To reduce competition for water sources in the area, avoid overgrazing on already strained pastures and prevent conflict over natural resources, it has been vital to improve access to water inside the central corridor, such as rehabilitating the water yard in Al-Habeel village.
Funded by the European Union’s Instrument Contributing to Stability and Peace, UN Environment is working with SOS Sahel, a national non-governmental organization, to support the Al-Habeel community and migrant herders like Hamdan.
The project is currently demarcating migratory routes along the central corridor and reseeding grazing areas near Al-Habeel to support the pastoralists and avoid competition near agricultural farmland.

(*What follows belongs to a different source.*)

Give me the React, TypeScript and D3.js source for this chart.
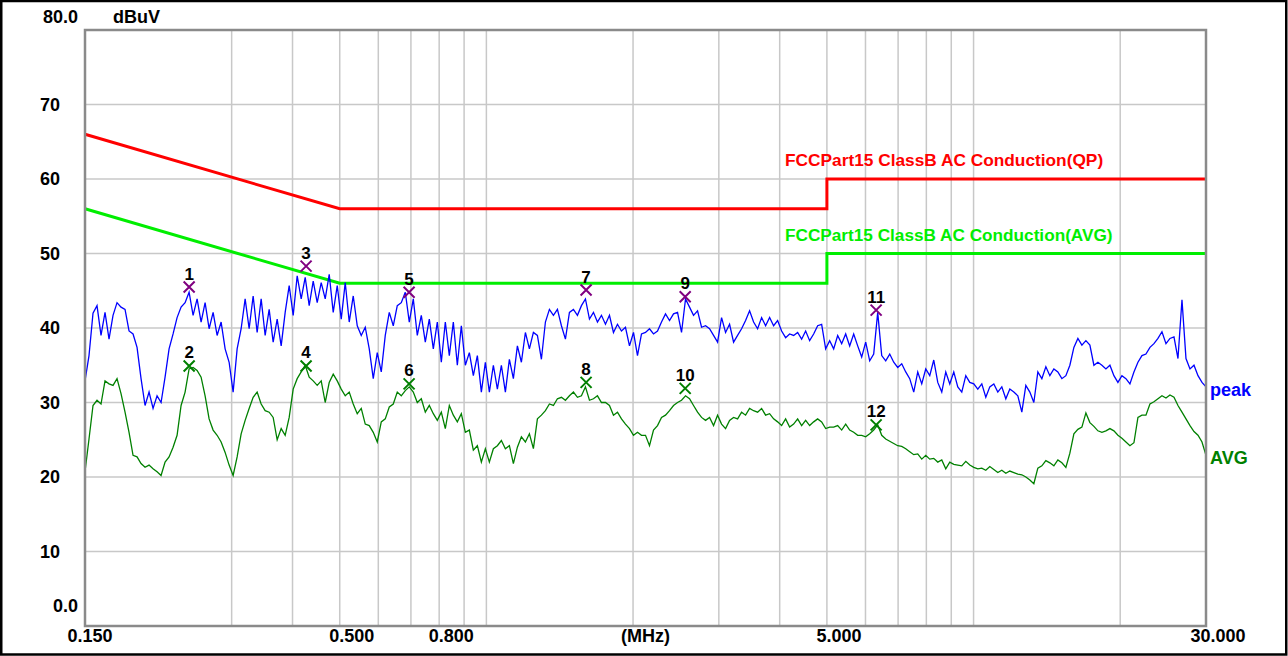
import React from 'react';
import * as d3 from 'd3';

// ---- data ----
const sweepStartMHz = 0.15;
const sweepStopMHz = 30;

const peakValues = [
  32.9, 36.3, 42.0, 43.0, 39.0, 42.1, 38.5, 41.7, 43.4, 42.8,
  42.5, 39.6, 39.2, 37.4, 33.2, 29.6, 31.4, 29.2, 30.9, 30.0,
  33.4, 37.2, 39.2, 41.4, 42.8, 43.4, 44.8, 41.7, 43.9, 40.8,
  43.4, 39.9, 42.1, 39.0, 40.8, 37.2, 35.4, 31.4, 37.2, 39.9,
  43.9, 39.9, 44.3, 39.4, 43.9, 39.0, 42.5, 38.1, 41.2, 37.6,
  42.1, 45.7, 41.7, 47.0, 43.9, 46.8, 43.0, 46.3, 43.4, 46.1,
  43.9, 47.2, 42.1, 45.7, 41.2, 46.1, 40.8, 44.3, 40.3, 39.0,
  40.1, 37.2, 33.2, 36.7, 34.1, 39.0, 42.1, 40.3, 43.0, 43.4,
  44.8, 40.8, 43.9, 39.0, 41.7, 38.1, 41.2, 37.2, 40.8, 35.4,
  40.8, 36.3, 40.8, 35.0, 40.3, 35.0, 36.7, 33.6, 36.3, 31.4,
  35.4, 31.4, 35.0, 31.8, 35.0, 31.4, 35.8, 33.2, 37.6, 35.4,
  39.4, 37.2, 39.4, 39.0, 35.8, 40.8, 42.5, 41.7, 42.5, 40.3,
  38.5, 42.1, 42.5, 41.7, 43.0, 43.9, 41.2, 42.1, 40.8, 41.7,
  40.5, 41.7, 39.4, 40.5, 39.6, 40.1, 37.6, 39.4, 36.3, 39.2,
  39.4, 39.9, 39.2, 39.6, 40.8, 41.9, 41.0, 41.9, 42.1, 39.4,
  43.9, 42.8, 41.7, 42.3, 40.1, 40.3, 39.9, 39.0, 38.1, 41.4,
  39.4, 40.5, 38.1, 39.0, 39.9, 41.0, 42.3, 40.8, 39.9, 41.4,
  40.3, 41.4, 40.3, 41.0, 39.6, 38.7, 39.2, 39.0, 39.4, 38.5,
  39.6, 38.3, 39.2, 40.3, 40.5, 37.2, 38.3, 37.2, 39.0, 37.9,
  39.2, 37.6, 39.2, 37.6, 36.1, 38.1, 35.6, 36.5, 42.1, 36.3,
  35.6, 36.5, 35.4, 34.7, 35.2, 34.1, 33.2, 31.4, 34.1, 32.5,
  34.5, 33.6, 35.7, 32.7, 31.4, 34.1, 32.5, 34.1, 32.1, 31.4,
  33.6, 32.7, 32.5, 31.8, 32.5, 30.7, 32.1, 32.5, 31.4, 32.1,
  30.5, 31.8, 31.4, 30.9, 28.7, 32.3, 31.4, 30.0, 34.1, 33.2,
  34.8, 33.6, 34.5, 34.1, 33.2, 33.6, 35.0, 37.4, 38.6, 37.7,
  38.3, 37.7, 35.0, 35.4, 35.0, 34.5, 35.0, 33.6, 32.7, 33.6,
  33.2, 32.5, 34.1, 35.4, 36.3, 36.5, 37.4, 37.9, 38.6, 39.5,
  37.9, 38.6, 38.8, 35.9, 43.8, 35.9, 34.5, 35.0, 33.6, 32.7, 32.1,
];

const avgValues = [
  20.7, 25.1, 29.6, 30.3, 29.8, 32.9, 32.5, 32.3, 33.2, 31.2,
  28.7, 26.0, 22.9, 22.7, 21.8, 21.3, 21.6, 21.1, 20.7, 20.2,
  22.0, 22.7, 24.0, 25.6, 29.6, 31.4, 34.5, 34.7, 34.3, 33.4,
  30.9, 27.8, 26.3, 25.6, 24.7, 23.3, 21.6, 20.2, 22.7, 25.8,
  27.6, 29.2, 30.7, 31.4, 29.8, 28.9, 28.7, 28.0, 25.0, 26.5,
  25.6, 28.0, 31.8, 33.2, 34.1, 35.0, 33.4, 32.9, 32.3, 32.9,
  30.0, 32.7, 33.8, 32.9, 31.8, 30.9, 31.4, 29.8, 28.5, 29.2,
  27.1, 26.9, 26.0, 24.7, 27.4, 27.8, 29.4, 29.8, 31.4, 30.9,
  31.6, 32.1, 31.4, 30.0, 30.5, 28.7, 29.6, 28.5, 27.6, 28.7,
  26.5, 29.6, 28.3, 27.4, 28.5, 26.0, 26.3, 23.6, 24.2, 22.0,
  23.8, 22.0, 23.8, 24.2, 24.9, 23.8, 24.2, 21.8, 24.0, 25.4,
  24.7, 25.8, 23.8, 27.8, 28.3, 28.9, 29.8, 29.6, 30.5, 30.7,
  30.3, 30.9, 31.4, 30.7, 30.9, 32.1, 30.3, 30.5, 30.9, 30.0,
  30.0, 29.6, 28.3, 28.7, 27.8, 27.1, 26.5, 25.6, 26.0, 25.6,
  25.6, 24.2, 26.3, 26.9, 28.0, 28.3, 28.9, 29.6, 30.0, 30.3,
  30.9, 30.5, 29.6, 28.7, 28.0, 27.6, 28.0, 26.9, 28.3, 27.1,
  26.5, 27.6, 28.0, 27.8, 28.7, 28.3, 29.2, 28.9, 28.7, 29.2,
  28.3, 28.5, 27.8, 27.4, 26.9, 27.8, 26.7, 27.1, 27.8, 26.9,
  27.6, 26.9, 27.4, 27.8, 27.4, 26.5, 26.7, 26.7, 26.9, 26.3,
  27.1, 26.3, 26.0, 25.6, 25.6, 25.4, 25.8, 26.3, 27.0, 25.6,
  25.1, 24.8, 24.5, 24.2, 24.1, 23.8, 23.4, 23.0, 23.1, 22.4,
  22.9, 22.4, 22.5, 22.0, 22.3, 21.1, 22.0, 21.7, 21.6, 21.5,
  22.1, 21.6, 21.3, 21.1, 21.2, 20.9, 21.4, 21.0, 20.6, 20.9,
  20.5, 20.8, 20.6, 20.4, 20.3, 20.0, 19.6, 19.1, 21.2, 21.5,
  22.2, 21.9, 21.5, 22.3, 21.9, 21.3, 23.2, 25.8, 26.4, 26.7,
  28.6, 27.3, 26.8, 26.2, 26.0, 26.2, 26.5, 26.2, 25.6, 25.2,
  24.7, 24.2, 24.6, 28.0, 28.3, 28.3, 29.8, 30.1, 30.5, 30.9,
  30.6, 31.0, 30.7, 29.6, 28.7, 27.8, 26.9, 26.1, 25.6, 24.7, 22.9,
];

const qpLimitFreq = [0.15, 0.5, 5, 5, 30];
const qpLimitDb = [66, 56, 56, 60, 60];
const avgLimitFreq = [0.15, 0.5, 5, 5, 30];
const avgLimitDb = [56, 46, 46, 50, 50];
const qpLimitName = 'FCCPart15 ClassB AC Conduction(QP)';
const avgLimitName = 'FCCPart15 ClassB AC Conduction(AVG)';

const markerNo = [1, 2, 3, 4, 5, 6, 7, 8, 9, 10, 11, 12];
const markerFreq = [0.2454, 0.2454, 0.4265, 0.4265, 0.694, 0.694, 1.602, 1.602, 2.559, 2.559, 6.31, 6.31];
const markerDb = [45.5, 34.9, 48.3, 34.9, 44.8, 32.5, 45.1, 32.7, 44.2, 31.9, 42.4, 27.0];
const markerDetector = ['peak', 'avg', 'peak', 'avg', 'peak', 'avg', 'peak', 'avg', 'peak', 'avg', 'peak', 'avg'];

const yTicks = [0, 10, 20, 30, 40, 50, 60, 70, 80];
const yTickLabels = ['0.0', '10', '20', '30', '40', '50', '60', '70', '80.0'];
const xGridFreq = [0.3, 0.4, 0.5, 0.6, 0.7, 0.8, 0.9, 1, 2, 3, 4, 5, 6, 7, 8, 9, 10, 20];
const xLabelFreq = [0.15, 0.5, 0.8, 5, 30];
const xLabelText = ['0.150', '0.500', '0.800', '5.000', '30.000'];

// ---- layout ----
const W = 1288;
const H = 656;
const L = 85;
const R = 1206;
const T = 30;
const B = 626;
const FONT = '"Liberation Sans", Arial, sans-serif';

const PEAK_COLOR = '#0000ff';
const AVG_COLOR = '#008000';
const QP_LIMIT_COLOR = '#ff0000';
const AVG_LIMIT_COLOR = '#00ee00';
const MARK_PEAK = '#800080';
const MARK_AVG = '#008000';

export default function App() {
  const x = d3.scaleLog().domain([sweepStartMHz, sweepStopMHz]).range([L, R]);
  const y = d3.scaleLinear().domain([0, 80]).range([B, T]);

  const n = peakValues.length;
  const sweepFreq = peakValues.map((_, i) =>
    sweepStartMHz * Math.pow(sweepStopMHz / sweepStartMHz, i / (n - 1))
  );

  const line = d3
    .line<[number, number]>()
    .x((d) => x(d[0]))
    .y((d) => y(d[1]));

  const peakPath = line(sweepFreq.map((f, i) => [f, peakValues[i]] as [number, number])) || '';
  const avgPath = line(sweepFreq.map((f, i) => [f, avgValues[i]] as [number, number])) || '';
  const qpPath = line(qpLimitFreq.map((f, i) => [f, qpLimitDb[i]] as [number, number])) || '';
  const avgLimPath = line(avgLimitFreq.map((f, i) => [f, avgLimitDb[i]] as [number, number])) || '';

  const lastPeakY = y(peakValues[n - 1]);
  const lastAvgY = y(avgValues[avgValues.length - 1]);

  return (
    <svg
      width={W}
      height={H}
      style={{ position: 'absolute', left: 0, top: 0, background: '#ffffff' }}
      fontFamily={FONT}
      fontWeight="bold"
    >
      <rect x={0} y={0} width={W} height={H} fill="#ffffff" />
      <rect x={1.25} y={1} width={W - 3} height={H - 2.5} fill="none" stroke="#000" strokeWidth={2.5} />

      {/* grid */}
      {xGridFreq.map((f) => (
        <line key={'gx' + f} x1={x(f)} x2={x(f)} y1={T} y2={B} stroke="#c8c8c8" strokeWidth={1.5} />
      ))}
      {yTicks
        .filter((t) => t > 0 && t < 80)
        .map((t) => (
          <line key={'gy' + t} x1={L} x2={R} y1={y(t)} y2={y(t)} stroke="#c8c8c8" strokeWidth={1.5} />
        ))}

      {/* limit lines */}
      <path d={qpPath} fill="none" stroke={QP_LIMIT_COLOR} strokeWidth={3} />
      <path d={avgLimPath} fill="none" stroke={AVG_LIMIT_COLOR} strokeWidth={3} />
      <text x={785} y={166} fontSize={17.3} fill={QP_LIMIT_COLOR}>
        {qpLimitName}
      </text>
      <text x={785} y={241} fontSize={17.2} fill={AVG_LIMIT_COLOR}>
        {avgLimitName}
      </text>

      {/* traces */}
      <path d={avgPath} fill="none" stroke={AVG_COLOR} strokeWidth={1.3} />
      <path d={peakPath} fill="none" stroke={PEAK_COLOR} strokeWidth={1.3} />

      {/* markers */}
      {markerNo.map((m, i) => {
        const cx = x(markerFreq[i]);
        const cy = y(markerDb[i]);
        const c = markerDetector[i] === 'peak' ? MARK_PEAK : MARK_AVG;
        const s = 5.5;
        return (
          <g key={'m' + m}>
            <path
              d={`M${cx - s},${cy - s}L${cx + s},${cy + s}M${cx + s},${cy - s}L${cx - s},${cy + s}`}
              stroke={c}
              strokeWidth={2}
              fill="none"
            />
            <text x={cx} y={cy - 7.5} fontSize={17} textAnchor="middle" fill="#000">
              {m}
            </text>
          </g>
        );
      })}

      {/* plot frame */}
      <rect x={L} y={T} width={R - L} height={B - T} fill="none" stroke="#8a8a8a" strokeWidth={2.5} />

      {/* y labels */}
      {yTicks.map((t, i) => {
        const lab = yTickLabels[i];
        const isDec = lab.includes('.');
        let ty = y(t);
        if (t === 80) ty = y(t) - 13;
        if (t === 0) ty = y(t) - 20;
        return (
          <text
            key={'yl' + t}
            x={isDec ? 78 : 60}
            y={ty}
            fontSize={18}
            textAnchor="end"
            dominantBaseline="central"
            fill="#000"
          >
            {lab}
          </text>
        );
      })}
      <text x={113} y={17} fontSize={18} dominantBaseline="central" fill="#000">
        dBuV
      </text>

      {/* x labels */}
      {xLabelFreq.map((f, i) => (
        <text
          key={'xl' + f}
          x={x(f) + (i === 0 ? 5 : 12)}
          y={642}
          fontSize={18}
          textAnchor="middle"
          fill="#000"
        >
          {xLabelText[i]}
        </text>
      ))}
      <text x={(L + R) / 2} y={642} fontSize={18} textAnchor="middle" fill="#000">
        (MHz)
      </text>

      {/* trace labels */}
      <text x={1210} y={lastPeakY + 3} fontSize={18} dominantBaseline="central" fill={PEAK_COLOR}>
        peak
      </text>
      <text x={1210} y={lastAvgY + 3} fontSize={18} dominantBaseline="central" fill={AVG_COLOR}>
        AVG
      </text>
    </svg>
  );
}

It is rehabilitating and maintaining water yards, installing pumps and renovating dams.
Importantly, the project is also bringing together community leaders from different villages and migrant pastoralists to discuss and plan how to share local water resources fairly.
"Before the water yard was rehabilitated, the villagers in Al-Habeel had to travel all the way to Babanusa town to access water,” Saad Ahmed Mahamoud, secretary of the Al-Habeel village committee said.
Established by the project, the committee ensures the water yard is maintained and water is shared between the different communities.
“We can also share the water with the Hamar people,” Saad Ahmed continued. “We talked together about sharing the water and the pastures, and we have reached an agreement that means everyone has what they need."